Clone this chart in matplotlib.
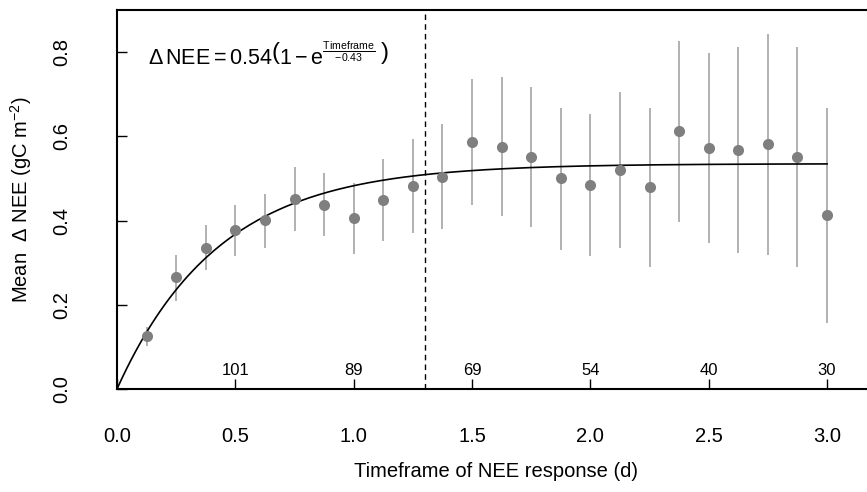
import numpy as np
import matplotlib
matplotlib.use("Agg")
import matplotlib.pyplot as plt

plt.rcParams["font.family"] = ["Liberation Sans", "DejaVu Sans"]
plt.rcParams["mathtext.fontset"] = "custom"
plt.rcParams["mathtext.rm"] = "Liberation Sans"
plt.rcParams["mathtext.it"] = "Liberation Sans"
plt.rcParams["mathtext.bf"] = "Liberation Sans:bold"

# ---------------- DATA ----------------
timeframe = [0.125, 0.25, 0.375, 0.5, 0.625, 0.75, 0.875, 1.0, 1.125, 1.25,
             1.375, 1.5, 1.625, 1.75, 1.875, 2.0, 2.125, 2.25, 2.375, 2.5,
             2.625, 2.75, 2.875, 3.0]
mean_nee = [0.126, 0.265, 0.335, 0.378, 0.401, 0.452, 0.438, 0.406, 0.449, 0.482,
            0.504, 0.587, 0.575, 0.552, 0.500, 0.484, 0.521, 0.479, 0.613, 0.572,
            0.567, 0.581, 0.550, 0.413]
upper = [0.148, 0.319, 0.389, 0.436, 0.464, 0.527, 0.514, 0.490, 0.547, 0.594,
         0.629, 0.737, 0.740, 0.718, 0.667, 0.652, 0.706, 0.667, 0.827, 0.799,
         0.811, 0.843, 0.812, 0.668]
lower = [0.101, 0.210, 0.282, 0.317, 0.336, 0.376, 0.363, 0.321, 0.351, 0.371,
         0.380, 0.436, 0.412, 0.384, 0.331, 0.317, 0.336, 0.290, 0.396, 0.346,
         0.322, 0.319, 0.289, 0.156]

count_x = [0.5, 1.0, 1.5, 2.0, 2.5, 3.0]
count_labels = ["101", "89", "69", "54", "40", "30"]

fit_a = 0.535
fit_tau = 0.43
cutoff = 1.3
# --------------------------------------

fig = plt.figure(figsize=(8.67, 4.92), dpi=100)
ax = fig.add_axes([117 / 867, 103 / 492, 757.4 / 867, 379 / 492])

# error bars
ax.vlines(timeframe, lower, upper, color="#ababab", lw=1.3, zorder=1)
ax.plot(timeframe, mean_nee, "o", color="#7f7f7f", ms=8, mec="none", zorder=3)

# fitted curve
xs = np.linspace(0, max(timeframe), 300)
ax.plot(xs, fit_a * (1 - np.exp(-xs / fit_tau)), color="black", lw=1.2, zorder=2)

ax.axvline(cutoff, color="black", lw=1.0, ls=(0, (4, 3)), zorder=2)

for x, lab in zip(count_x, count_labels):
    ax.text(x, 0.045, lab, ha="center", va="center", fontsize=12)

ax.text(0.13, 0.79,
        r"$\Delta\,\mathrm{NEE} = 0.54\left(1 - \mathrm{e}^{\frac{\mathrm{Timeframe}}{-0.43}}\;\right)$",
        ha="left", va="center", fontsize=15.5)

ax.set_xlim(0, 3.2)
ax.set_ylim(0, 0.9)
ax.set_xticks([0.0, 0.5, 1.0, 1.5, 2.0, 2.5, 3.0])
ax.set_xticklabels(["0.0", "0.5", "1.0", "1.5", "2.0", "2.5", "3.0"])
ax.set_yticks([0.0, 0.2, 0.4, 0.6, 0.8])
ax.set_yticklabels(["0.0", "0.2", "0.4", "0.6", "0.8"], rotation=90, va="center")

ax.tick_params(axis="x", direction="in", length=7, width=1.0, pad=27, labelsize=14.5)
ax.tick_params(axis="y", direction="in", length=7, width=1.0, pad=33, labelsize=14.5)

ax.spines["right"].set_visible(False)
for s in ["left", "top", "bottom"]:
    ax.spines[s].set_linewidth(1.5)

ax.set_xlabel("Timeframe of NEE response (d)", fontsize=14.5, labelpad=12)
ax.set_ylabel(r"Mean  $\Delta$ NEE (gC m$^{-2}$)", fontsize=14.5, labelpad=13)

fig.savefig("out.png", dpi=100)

THE PROBLEM → Omit the pictures, then repeat exactly each line from the beginning of the listing through the line with "(4, 3)), zorder=2)".

SOLUTION FOR THIS PROBLEM →
Clone this chart in matplotlib.
import numpy as np
import matplotlib
matplotlib.use("Agg")
import matplotlib.pyplot as plt

plt.rcParams["font.family"] = ["Liberation Sans", "DejaVu Sans"]
plt.rcParams["mathtext.fontset"] = "custom"
plt.rcParams["mathtext.rm"] = "Liberation Sans"
plt.rcParams["mathtext.it"] = "Liberation Sans"
plt.rcParams["mathtext.bf"] = "Liberation Sans:bold"

# ---------------- DATA ----------------
timeframe = [0.125, 0.25, 0.375, 0.5, 0.625, 0.75, 0.875, 1.0, 1.125, 1.25,
             1.375, 1.5, 1.625, 1.75, 1.875, 2.0, 2.125, 2.25, 2.375, 2.5,
             2.625, 2.75, 2.875, 3.0]
mean_nee = [0.126, 0.265, 0.335, 0.378, 0.401, 0.452, 0.438, 0.406, 0.449, 0.482,
            0.504, 0.587, 0.575, 0.552, 0.500, 0.484, 0.521, 0.479, 0.613, 0.572,
            0.567, 0.581, 0.550, 0.413]
upper = [0.148, 0.319, 0.389, 0.436, 0.464, 0.527, 0.514, 0.490, 0.547, 0.594,
         0.629, 0.737, 0.740, 0.718, 0.667, 0.652, 0.706, 0.667, 0.827, 0.799,
         0.811, 0.843, 0.812, 0.668]
lower = [0.101, 0.210, 0.282, 0.317, 0.336, 0.376, 0.363, 0.321, 0.351, 0.371,
         0.380, 0.436, 0.412, 0.384, 0.331, 0.317, 0.336, 0.290, 0.396, 0.346,
         0.322, 0.319, 0.289, 0.156]

count_x = [0.5, 1.0, 1.5, 2.0, 2.5, 3.0]
count_labels = ["101", "89", "69", "54", "40", "30"]

fit_a = 0.535
fit_tau = 0.43
cutoff = 1.3
# --------------------------------------

fig = plt.figure(figsize=(8.67, 4.92), dpi=100)
ax = fig.add_axes([117 / 867, 103 / 492, 757.4 / 867, 379 / 492])

# error bars
ax.vlines(timeframe, lower, upper, color="#ababab", lw=1.3, zorder=1)
ax.plot(timeframe, mean_nee, "o", color="#7f7f7f", ms=8, mec="none", zorder=3)

# fitted curve
xs = np.linspace(0, max(timeframe), 300)
ax.plot(xs, fit_a * (1 - np.exp(-xs / fit_tau)), color="black", lw=1.2, zorder=2)

ax.axvline(cutoff, color="black", lw=1.0, ls=(0, (4, 3)), zorder=2)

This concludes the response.